THE BOOK THAT MADE YOU WANT TO BE A WRITER…
 
That fifth grade text but also Huckleberry Finn and Mandingo. I read my father’s old paperback Mandingo he acquired when he was in the army and being transported around the South Pacific. Most of the first books I read came from his somewhat proscribed library which included Tobacco Road and Peyton Place. I loved Mandingo and even though it’s probably not politically correct to say this, I still do. As well as its sequel, Drum. Great vivid writing. Such writing just doesn’t show up anymore. Most of the books published these days would not have been published twenty or thirty years ago. The editors would have told those writers to keep punching away and maybe try a correspondence course.
 
YOUR FAVORITE CLASSIC…
 
It’s a tossup between Moby Dick and War And Peace. I reread big chunks of both regularly. Also The Sea Wolf.
 
THE CLASSIC YOU’VE NEVER BEEN ABLE TO READ…
 
Finnegan’s Wake
 
THE CLASSIC YOU’VE PRETENDED TO HAVE READ…
 
I don’t know...maybe The Bible when I was in Lutheran confirmation class. I think I’ve read most of the whole thing since, though.
 
THE MOVIE ADAPTATION YOU’VE LOVED…
 
Jaws. (I can recite great chunks after a few home-brews...)
 
THE BOOK YOU’D LIKE TO SEE AS A MOVIE…
 
My Uncle Oswald by Roald Dahl, but only if they do it right. It would probably have to be rated X, however. I wish they would do a straight adaptation of either Robert E. Howard or Karl Edward Wagner. I don’t understand why Hollywood keeps trying to rewrite these great writers. Howard is legendary for the stories he wrote, so why doesn’t Hollywood make what he wrote? Why do they think their pastiches are better? Against the evidence!
 
THE IMAGINARY PLACE WHERE YOU COULD LIVE…
 
The world I create in my own books, especially the Stillman books. I like that one though it can be violent at times. 
 
THE GENRE YOU’D READ IF YOU WERE LIMITED TO ONE…
 
I would say westerns if there were better westerns written, but, outside of my own, he-he, and damn few others, there just aren’t. So I’d probably read sword and sorcery just for Karl Edward Wagner if no one else but I probably say that now because I happen to be reading Wagner again. If I were reading Chandler, I’d probably say detective noir. 
 
THE BOOK YOU’VE RETURNED TO AGAIN AND AGAIN…

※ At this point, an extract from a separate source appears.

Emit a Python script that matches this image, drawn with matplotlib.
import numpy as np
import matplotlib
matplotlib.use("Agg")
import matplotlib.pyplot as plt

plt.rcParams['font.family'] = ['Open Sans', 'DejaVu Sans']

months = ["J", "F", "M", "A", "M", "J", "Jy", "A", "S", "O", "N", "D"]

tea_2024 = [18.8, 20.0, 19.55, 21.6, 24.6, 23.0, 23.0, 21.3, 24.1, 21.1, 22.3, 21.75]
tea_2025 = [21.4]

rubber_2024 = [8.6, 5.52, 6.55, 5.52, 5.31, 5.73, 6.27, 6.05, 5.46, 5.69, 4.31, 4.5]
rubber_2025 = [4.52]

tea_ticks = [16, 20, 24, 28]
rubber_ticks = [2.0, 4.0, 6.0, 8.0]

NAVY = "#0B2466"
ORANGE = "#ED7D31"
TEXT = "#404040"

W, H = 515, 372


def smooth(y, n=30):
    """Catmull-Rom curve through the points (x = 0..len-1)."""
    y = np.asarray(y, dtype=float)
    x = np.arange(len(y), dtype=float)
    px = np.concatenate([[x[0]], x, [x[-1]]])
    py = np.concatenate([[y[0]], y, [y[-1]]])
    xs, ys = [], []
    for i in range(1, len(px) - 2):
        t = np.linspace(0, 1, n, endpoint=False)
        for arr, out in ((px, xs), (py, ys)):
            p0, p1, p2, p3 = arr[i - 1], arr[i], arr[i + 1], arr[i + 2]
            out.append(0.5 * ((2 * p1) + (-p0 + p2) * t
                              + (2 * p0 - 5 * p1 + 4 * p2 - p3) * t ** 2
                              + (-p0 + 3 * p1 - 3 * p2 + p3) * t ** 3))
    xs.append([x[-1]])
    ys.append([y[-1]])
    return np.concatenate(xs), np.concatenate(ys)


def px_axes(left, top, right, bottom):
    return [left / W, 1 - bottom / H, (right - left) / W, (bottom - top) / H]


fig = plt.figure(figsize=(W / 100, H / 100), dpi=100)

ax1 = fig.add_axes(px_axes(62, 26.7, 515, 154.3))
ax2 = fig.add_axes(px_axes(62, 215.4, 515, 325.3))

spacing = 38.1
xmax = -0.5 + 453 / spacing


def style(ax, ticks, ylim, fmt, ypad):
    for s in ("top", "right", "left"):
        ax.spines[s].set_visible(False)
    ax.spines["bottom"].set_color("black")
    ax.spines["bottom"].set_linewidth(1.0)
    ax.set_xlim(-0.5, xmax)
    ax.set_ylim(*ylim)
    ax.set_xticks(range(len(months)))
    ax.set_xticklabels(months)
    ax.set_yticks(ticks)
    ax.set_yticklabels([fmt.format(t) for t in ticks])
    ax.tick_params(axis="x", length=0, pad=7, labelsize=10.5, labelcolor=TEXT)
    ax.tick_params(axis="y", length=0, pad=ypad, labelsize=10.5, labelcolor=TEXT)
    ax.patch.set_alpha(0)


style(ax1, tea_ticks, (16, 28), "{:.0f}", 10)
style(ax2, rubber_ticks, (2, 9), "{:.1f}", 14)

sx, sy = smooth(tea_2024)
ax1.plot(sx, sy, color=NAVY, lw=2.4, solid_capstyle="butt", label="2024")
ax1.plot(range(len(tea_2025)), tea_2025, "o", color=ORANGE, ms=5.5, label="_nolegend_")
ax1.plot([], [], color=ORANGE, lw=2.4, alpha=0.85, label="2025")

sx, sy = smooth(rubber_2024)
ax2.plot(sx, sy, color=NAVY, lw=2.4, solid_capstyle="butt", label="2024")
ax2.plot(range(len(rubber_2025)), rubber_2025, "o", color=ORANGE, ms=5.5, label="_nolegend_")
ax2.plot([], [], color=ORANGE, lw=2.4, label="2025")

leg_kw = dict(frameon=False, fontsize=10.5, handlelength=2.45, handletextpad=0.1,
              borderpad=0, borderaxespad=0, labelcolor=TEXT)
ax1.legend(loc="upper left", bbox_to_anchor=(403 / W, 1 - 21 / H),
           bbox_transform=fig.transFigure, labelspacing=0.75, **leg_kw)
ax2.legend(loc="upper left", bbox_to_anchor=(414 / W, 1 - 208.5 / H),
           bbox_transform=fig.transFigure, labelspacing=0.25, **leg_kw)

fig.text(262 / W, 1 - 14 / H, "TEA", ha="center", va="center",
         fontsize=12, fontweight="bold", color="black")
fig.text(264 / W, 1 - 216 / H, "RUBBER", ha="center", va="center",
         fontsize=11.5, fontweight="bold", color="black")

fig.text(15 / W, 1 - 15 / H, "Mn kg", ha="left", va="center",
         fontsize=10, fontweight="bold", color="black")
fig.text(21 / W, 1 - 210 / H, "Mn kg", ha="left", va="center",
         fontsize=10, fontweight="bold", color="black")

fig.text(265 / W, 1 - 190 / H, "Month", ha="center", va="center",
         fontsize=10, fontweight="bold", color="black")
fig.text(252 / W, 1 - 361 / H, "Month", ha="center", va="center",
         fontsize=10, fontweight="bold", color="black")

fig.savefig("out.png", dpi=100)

Probably the book I reread the most often is Hemingway’s collected stories but I have to also mention Smith & Other Events by Paul St. Pierre, little-known (to Americans) Canadian writer, now dead.
 
THE FICTIONAL FRIENDS YOU’D LOVE TO HAVE…
 
Conan. Man, could that guy back you in a bar fight!
 
THE LAST NOVEL TO MAKE YOU LAUGH AND THE LAST TO MAKE YOU CRY…
 
Roughing It by Twain and The Determined Heart by Antoinette May (about Mary Shelley).
 
WHAT YOU’RE READING NOW…
 
Night In The Lonesome October by Richard Laymon.
 
Peter’s newest series features U.S. Marshal Bear Haskell, former union war hero, former Pinkerton agent, current deputy United States marshal. Bear is a big man—over six and a half feet tall and as broad as a barn door. He wears a necklace of bear claws taken from the grizzly who almost had him for supper. That’s the kind of man Bear is. He holds a grudge and he gives no quarter—to grizzly bears or men.